Increased risk of type 2 diabetes in antidepressant users: evidence from a 6-year longitudinal study in the E3N cohort.
- Public Health Research
AIM: To examine the association between antidepressant medication use and the risk of type 2 diabetes. METHODS: Data were obtained from the E3N study (Etude Epidemiologique de Femmes de la Mutuelle Generale de l'Education Nationale), a French cohort study initiated in 1990, with questionnaire-based follow-up every 2 or 3 years. Exposure to antidepressants was obtained from drug reimbursement files available from 2004 onwards, and individually matched with questionnaire data.

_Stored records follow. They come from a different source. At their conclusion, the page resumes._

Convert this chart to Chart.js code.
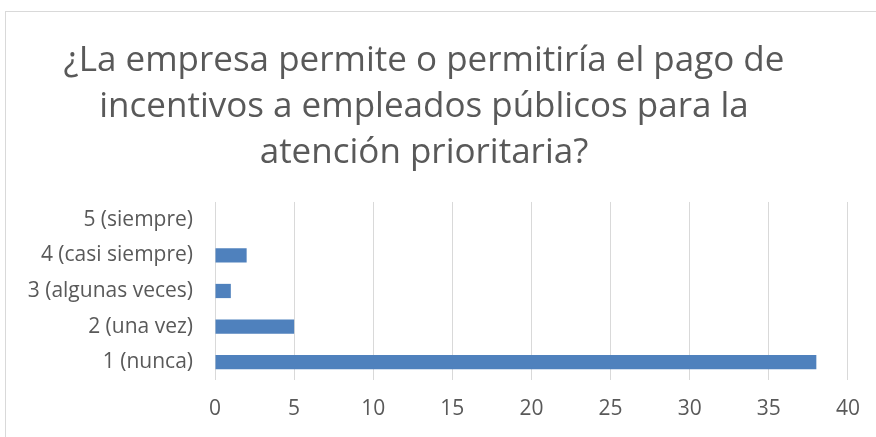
<!DOCTYPE html>
<html>
<head>
<meta charset="utf-8">
<script src="https://cdn.jsdelivr.net/npm/chart.js@4/dist/chart.umd.min.js"></script>
<style>
html,body{margin:0;padding:0;background:#fff;overflow:hidden;}
#wrap{position:relative;width:876px;height:437px;}
#frame{position:absolute;left:5px;top:11px;width:880px;height:440px;border:1px solid #d9d9d9;box-sizing:border-box;pointer-events:none;}
canvas{position:absolute;left:0;top:0;}
</style>
</head>
<body>
<div id="wrap">
<canvas id="c" width="876" height="437"></canvas>
<div id="frame"></div>
</div>
<script>
const titleLines = ["¿La empresa permite o permitiría el pago de", "incentivos a empleados públicos para la", "atención prioritaria?"];
const categories = ["5 (siempre)", "4 (casi siempre)", "3 (algunas veces)", "2 (una vez)", "1 (nunca)"];
const values = [0, 2, 1, 5, 38];
const xMin = 0, xMax = 40, xStep = 5;

const textColor = "#595959";
const fontFam = "'Open Sans', 'Liberation Sans', sans-serif";

new Chart(document.getElementById("c"), {
  type: "bar",
  data: {
    labels: categories,
    datasets: [{
      data: values,
      backgroundColor: "#4F81BD",
      borderWidth: 0,
      categoryPercentage: 0.4,
      barPercentage: 1.0
    }]
  },
  options: {
    indexAxis: "y",
    responsive: false,
    animation: false,
    layout: { padding: { left: 0, right: 28, top: 0, bottom: 0 } },
    plugins: {
      legend: { display: false },
      tooltip: { enabled: false },
      title: {
        display: true,
        text: titleLines,
        color: textColor,
        font: { family: fontFam, size: 35, weight: "normal", lineHeight: 1.314 },
        padding: { top: 38, bottom: 26 }
      }
    },
    scales: {
      x: {
        min: xMin, max: xMax,
        ticks: { stepSize: xStep, color: textColor, font: { family: fontFam, size: 21 }, padding: 16 },
        grid: { color: "#d9d9d9", lineWidth: 1, drawTicks: false },
        border: { display: false },
        afterFit: (s) => { s.height = 57; }
      },
      y: {
        ticks: { color: textColor, font: { family: fontFam, size: 21 }, padding: 22 },
        grid: { display: false, drawTicks: false },
        border: { display: false },
        afterFit: (s) => { s.width = 215; }
      }
    }
  }
});
</script>
</body>
</html>
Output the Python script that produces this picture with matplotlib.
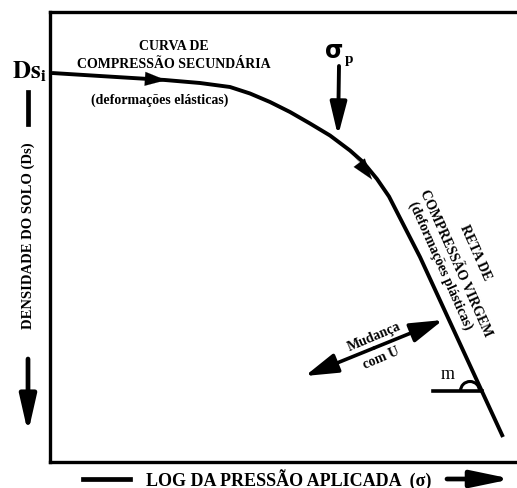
import matplotlib.pyplot as plt
from matplotlib.patches import Arc

plt.rcParams['font.family'] = ['Liberation Serif', 'DejaVu Serif']
plt.rcParams['mathtext.fontset'] = 'stix'

curva_x = [52, 100, 165, 200, 230, 250, 270, 290, 310, 330, 350, 363, 377, 389, 400, 420, 503]
curva_y = [74, 77, 81, 84, 88, 94.5, 103, 113, 124.5, 136.5, 151.5, 163, 180, 197.5, 219, 258, 438]

txt_curva = ['CURVA DE', 'COMPRESSÃO SECUNDÁRIA']
txt_elast = '(deformações elásticas)'
txt_reta = ['RETA DE', 'COMPRESSÃO VIRGEM', '(deformações plásticas)']
txt_mud = ['Mudança', 'com U']
txt_y = 'DENSIDADE DO SOLO (Ds)'
txt_x = 'LOG DA PRESSÃO APLICADA  (σ)'

W, H = 517, 489
fig = plt.figure(figsize=(W / 100, H / 100), dpi=100)
ax = fig.add_axes([50 / W, 26 / H, 467 / W, 450.3 / H])
ax.set_xlim(50, 517)
ax.set_ylim(463, 12.7)
ax.set_xticks([])
ax.set_yticks([])
for s in ['left', 'top', 'bottom']:
    ax.spines[s].set_linewidth(2.4)
ax.spines['right'].set_visible(False)

ax.plot(curva_x, curva_y, color='black', lw=2.8, solid_capstyle='butt',
        solid_joinstyle='round')


def seta(p0, p1, hl=1.6, hw=0.45, lw=2.4):
    ax.annotate('', xy=p1, xytext=p0, annotation_clip=False,
                arrowprops=dict(arrowstyle=f'-|>,head_length={hl},head_width={hw}',
                                mutation_scale=10, lw=lw, color='black',
                                shrinkA=0, shrinkB=0))


# setas sobre a curva
seta((140, 79.5), (166, 81.2), hl=1.5, hw=0.5, lw=0.1)
seta((350, 151.5), (372, 180.5), hl=1.5, hw=0.5, lw=0.1)

# sigma p
seta((339, 67), (338, 137), hl=2.0, hw=0.5, lw=2.8)
ax.text(334, 51, 'σ', fontsize=17, fontweight='bold', family='DejaVu Sans',
        ha='center', va='center')
ax.text(349, 60, 'p', fontsize=11, fontweight='bold', ha='center', va='center')

# textos da curva secundária
ax.text(174, 47, txt_curva[0], fontsize=10, fontweight='bold', ha='center', va='center')
ax.text(174, 65, txt_curva[1], fontsize=10, fontweight='bold', ha='center', va='center')
ax.text(160, 100, txt_elast, fontsize=10, fontweight='bold', ha='center', va='center')

# textos da reta virgem
ang = -66
ax.text(475, 253, txt_reta[0], fontsize=10, fontweight='bold', rotation=ang,
        rotation_mode='anchor', ha='center', va='center')
ax.text(456, 263, txt_reta[1], fontsize=10, fontweight='bold', rotation=ang,
        rotation_mode='anchor', ha='center', va='center')
ax.text(440, 266, txt_reta[2], fontsize=10, fontweight='bold', rotation=ang,
        rotation_mode='anchor', ha='center', va='center')

# mudança com U
seta((374, 349), (443, 321), hl=2.0, hw=0.6, lw=2.6)
seta((374, 349), (305, 377), hl=2.0, hw=0.6, lw=2.6)
ax.text(374, 337, txt_mud[0], fontsize=10, fontweight='bold', rotation=23,
        rotation_mode='anchor', ha='center', va='center')
ax.text(381, 358, txt_mud[1], fontsize=10, fontweight='bold', rotation=23,
        rotation_mode='anchor', ha='center', va='center')

# ângulo m
ax.plot([433, 482], [392, 392], color='black', lw=2.6)
ax.add_patch(Arc((470, 392), 19, 19, theta1=180, theta2=360, lw=2.2, color='black'))
ax.text(448, 375, 'm', fontsize=13, ha='center', va='center')

# eixo y
ax.text(29, 72, r'$\mathbf{Ds}_{\mathbf{i}}$', fontsize=18, ha='center', va='center',
        clip_on=False)
ax.plot([28, 28], [93, 125], color='black', lw=3.4, clip_on=False)
ax.text(28, 236, txt_y, fontsize=10.5, fontweight='bold', rotation=90,
        ha='center', va='center', clip_on=False)
seta((28, 360), (28, 434), hl=2.2, hw=0.5, lw=3.4)

# eixo x
ax.plot([83, 130], [480, 480], color='black', lw=3.4, clip_on=False)
ax.text(289, 480, txt_x, fontsize=13, fontweight='bold', ha='center', va='center',
        clip_on=False)
seta((447, 480), (512, 480), hl=2.4, hw=0.5, lw=3.4)

fig.savefig('out.png', dpi=100)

Cases of type 2 diabetes were identified from drug reimbursements. Cox proportional-hazard regression models were used, with drug exposure considered as a time-varying parameter. RESULTS: Of the 63 999 women who were free of drug-treated type 2 diabetes at baseline in 2005, 1124 developed type 2 diabetes over the 6-year follow-up. Current use of antidepressants was associated with an increased risk of type 2 diabetes [hazard ratio 1.34 (95% CI 1.12, 1.61)] compared to non-users. When the different types of antidepressants were considered, women who currently used selective serotonin reuptake inhibitors, imipramine-type, 'other' or 'mixed' antidepressants had a 1.25-fold (95% CI 0.99, 1.57), 1.66-fold (95% CI 1.12, 2.46), 1.35-fold (95% CI 1.00, 1.84) and 1.82-fold (95% CI 0.85, 3.86) increase in risk of type 2 diabetes compared to non-users, respectively. CONCLUSION: Our study suggests a positive association between antidepressant use and the risk of type 2 diabetes among women. If this association is confirmed, screening and surveillance of glucose levels should be considered in the context of antidepressant therapy. Further studies assessing the underlying mechanisms of this association are needed.